◆ Task brief
Can the data below be set down again exactly, line for line?

◆ Stored data
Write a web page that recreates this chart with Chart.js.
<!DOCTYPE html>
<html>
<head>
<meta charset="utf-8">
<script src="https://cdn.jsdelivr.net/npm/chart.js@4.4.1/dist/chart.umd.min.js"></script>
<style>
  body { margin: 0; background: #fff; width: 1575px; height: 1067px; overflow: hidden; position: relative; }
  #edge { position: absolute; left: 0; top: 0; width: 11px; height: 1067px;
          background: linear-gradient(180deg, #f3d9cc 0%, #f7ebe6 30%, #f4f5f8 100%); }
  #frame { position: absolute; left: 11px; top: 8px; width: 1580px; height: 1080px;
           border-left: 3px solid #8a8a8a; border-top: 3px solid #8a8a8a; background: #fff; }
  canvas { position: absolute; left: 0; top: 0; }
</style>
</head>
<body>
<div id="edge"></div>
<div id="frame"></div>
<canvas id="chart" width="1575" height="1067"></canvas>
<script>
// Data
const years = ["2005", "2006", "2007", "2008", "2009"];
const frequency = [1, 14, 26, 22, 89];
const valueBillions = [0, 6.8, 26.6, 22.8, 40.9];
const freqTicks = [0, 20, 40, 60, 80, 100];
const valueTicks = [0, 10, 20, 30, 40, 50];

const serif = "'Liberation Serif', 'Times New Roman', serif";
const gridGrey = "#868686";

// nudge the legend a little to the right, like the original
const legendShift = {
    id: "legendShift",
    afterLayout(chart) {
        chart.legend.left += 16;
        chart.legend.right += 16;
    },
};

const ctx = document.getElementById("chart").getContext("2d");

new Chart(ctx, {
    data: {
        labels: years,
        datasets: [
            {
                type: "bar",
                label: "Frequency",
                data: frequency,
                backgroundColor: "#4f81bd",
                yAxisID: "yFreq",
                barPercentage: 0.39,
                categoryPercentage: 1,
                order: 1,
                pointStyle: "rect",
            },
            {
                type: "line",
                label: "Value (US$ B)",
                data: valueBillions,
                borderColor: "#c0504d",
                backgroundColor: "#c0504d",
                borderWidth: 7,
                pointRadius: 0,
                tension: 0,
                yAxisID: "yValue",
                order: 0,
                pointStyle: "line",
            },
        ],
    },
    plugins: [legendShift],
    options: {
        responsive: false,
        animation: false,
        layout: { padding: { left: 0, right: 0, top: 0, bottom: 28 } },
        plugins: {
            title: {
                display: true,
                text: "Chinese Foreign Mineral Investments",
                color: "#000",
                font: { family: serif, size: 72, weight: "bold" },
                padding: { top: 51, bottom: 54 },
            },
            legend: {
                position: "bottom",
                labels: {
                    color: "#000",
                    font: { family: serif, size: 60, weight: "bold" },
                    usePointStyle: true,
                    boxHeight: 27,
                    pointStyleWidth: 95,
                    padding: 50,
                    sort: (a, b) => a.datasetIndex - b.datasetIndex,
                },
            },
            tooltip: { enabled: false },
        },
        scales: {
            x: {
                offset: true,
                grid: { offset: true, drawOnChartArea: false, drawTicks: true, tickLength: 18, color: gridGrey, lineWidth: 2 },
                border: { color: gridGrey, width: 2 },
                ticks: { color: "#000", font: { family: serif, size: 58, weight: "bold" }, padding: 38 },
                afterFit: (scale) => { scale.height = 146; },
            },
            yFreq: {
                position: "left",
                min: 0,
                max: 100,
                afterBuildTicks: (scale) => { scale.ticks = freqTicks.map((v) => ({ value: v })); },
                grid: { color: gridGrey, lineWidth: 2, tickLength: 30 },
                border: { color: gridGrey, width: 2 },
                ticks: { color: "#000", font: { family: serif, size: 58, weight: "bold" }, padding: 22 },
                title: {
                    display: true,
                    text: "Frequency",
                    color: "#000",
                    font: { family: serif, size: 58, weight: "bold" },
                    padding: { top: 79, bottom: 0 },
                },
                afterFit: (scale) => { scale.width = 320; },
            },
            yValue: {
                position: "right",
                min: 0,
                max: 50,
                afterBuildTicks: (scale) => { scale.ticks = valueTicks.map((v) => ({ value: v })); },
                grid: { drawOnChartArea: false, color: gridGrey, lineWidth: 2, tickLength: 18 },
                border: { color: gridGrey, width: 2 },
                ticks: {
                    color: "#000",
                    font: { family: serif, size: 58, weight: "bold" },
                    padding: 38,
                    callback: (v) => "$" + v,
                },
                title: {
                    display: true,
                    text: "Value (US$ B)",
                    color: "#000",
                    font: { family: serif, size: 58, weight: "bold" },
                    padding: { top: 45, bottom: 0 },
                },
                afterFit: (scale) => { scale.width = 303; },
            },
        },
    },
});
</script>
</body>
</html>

◆ Result
Write a web page that recreates this chart with Chart.js.
<!DOCTYPE html>
<html>
<head>
<meta charset="utf-8">
<script src="https://cdn.jsdelivr.net/npm/chart.js@4.4.1/dist/chart.umd.min.js"></script>
<style>
  body { margin: 0; background: #fff; width: 1575px; height: 1067px; overflow: hidden; position: relative; }
  #edge { position: absolute; left: 0; top: 0; width: 11px; height: 1067px;
          background: linear-gradient(180deg, #f3d9cc 0%, #f7ebe6 30%, #f4f5f8 100%); }
  #frame { position: absolute; left: 11px; top: 8px; width: 1580px; height: 1080px;
           border-left: 3px solid #8a8a8a; border-top: 3px solid #8a8a8a; background: #fff; }
  canvas { position: absolute; left: 0; top: 0; }
</style>
</head>
<body>
<div id="edge"></div>
<div id="frame"></div>
<canvas id="chart" width="1575" height="1067"></canvas>
<script>
// Data
const years = ["2005", "2006", "2007", "2008", "2009"];
const frequency = [1, 14, 26, 22, 89];
const valueBillions = [0, 6.8, 26.6, 22.8, 40.9];
const freqTicks = [0, 20, 40, 60, 80, 100];
const valueTicks = [0, 10, 20, 30, 40, 50];

const serif = "'Liberation Serif', 'Times New Roman', serif";
const gridGrey = "#868686";

// nudge the legend a little to the right, like the original
const legendShift = {
    id: "legendShift",
    afterLayout(chart) {
        chart.legend.left += 16;
        chart.legend.right += 16;
    },
};

const ctx = document.getElementById("chart").getContext("2d");

new Chart(ctx, {
    data: {
        labels: years,
        datasets: [
            {
                type: "bar",
                label: "Frequency",
                data: frequency,
                backgroundColor: "#4f81bd",
                yAxisID: "yFreq",
                barPercentage: 0.39,
                categoryPercentage: 1,
                order: 1,
                pointStyle: "rect",
            },
            {
                type: "line",
                label: "Value (US$ B)",
                data: valueBillions,
                borderColor: "#c0504d",
                backgroundColor: "#c0504d",
                borderWidth: 7,
                pointRadius: 0,
                tension: 0,
                yAxisID: "yValue",
                order: 0,
                pointStyle: "line",
            },
        ],
    },
    plugins: [legendShift],
    options: {
        responsive: false,
        animation: false,
        layout: { padding: { left: 0, right: 0, top: 0, bottom: 28 } },
        plugins: {
            title: {
                display: true,
                text: "Chinese Foreign Mineral Investments",
                color: "#000",
                font: { family: serif, size: 72, weight: "bold" },
                padding: { top: 51, bottom: 54 },
            },
            legend: {
                position: "bottom",
                labels: {
                    color: "#000",
                    font: { family: serif, size: 60, weight: "bold" },
                    usePointStyle: true,
                    boxHeight: 27,
                    pointStyleWidth: 95,
                    padding: 50,
                    sort: (a, b) => a.datasetIndex - b.datasetIndex,
                },
            },
            tooltip: { enabled: false },
        },
        scales: {
            x: {
                offset: true,
                grid: { offset: true, drawOnChartArea: false, drawTicks: true, tickLength: 18, color: gridGrey, lineWidth: 2 },
                border: { color: gridGrey, width: 2 },
                ticks: { color: "#000", font: { family: serif, size: 58, weight: "bold" }, padding: 38 },
                afterFit: (scale) => { scale.height = 146; },
            },
            yFreq: {
                position: "left",
                min: 0,
                max: 100,
                afterBuildTicks: (scale) => { scale.ticks = freqTicks.map((v) => ({ value: v })); },
                grid: { color: gridGrey, lineWidth: 2, tickLength: 30 },
                border: { color: gridGrey, width: 2 },
                ticks: { color: "#000", font: { family: serif, size: 58, weight: "bold" }, padding: 22 },
                title: {
                    display: true,
                    text: "Frequency",
                    color: "#000",
                    font: { family: serif, size: 58, weight: "bold" },
                    padding: { top: 79, bottom: 0 },
                },
                afterFit: (scale) => { scale.width = 320; },
            },
            yValue: {
                position: "right",
                min: 0,
                max: 50,
                afterBuildTicks: (scale) => { scale.ticks = valueTicks.map((v) => ({ value: v })); },
                grid: { drawOnChartArea: false, color: gridGrey, lineWidth: 2, tickLength: 18 },
                border: { color: gridGrey, width: 2 },
                ticks: {
                    color: "#000",
                    font: { family: serif, size: 58, weight: "bold" },
                    padding: 38,
                    callback: (v) => "$" + v,
                },
                title: {
                    display: true,
                    text: "Value (US$ B)",
                    color: "#000",
                    font: { family: serif, size: 58, weight: "bold" },
                    padding: { top: 45, bottom: 0 },
                },
                afterFit: (scale) => { scale.width = 303; },
            },
        },
    },
});
</script>
</body>
</html>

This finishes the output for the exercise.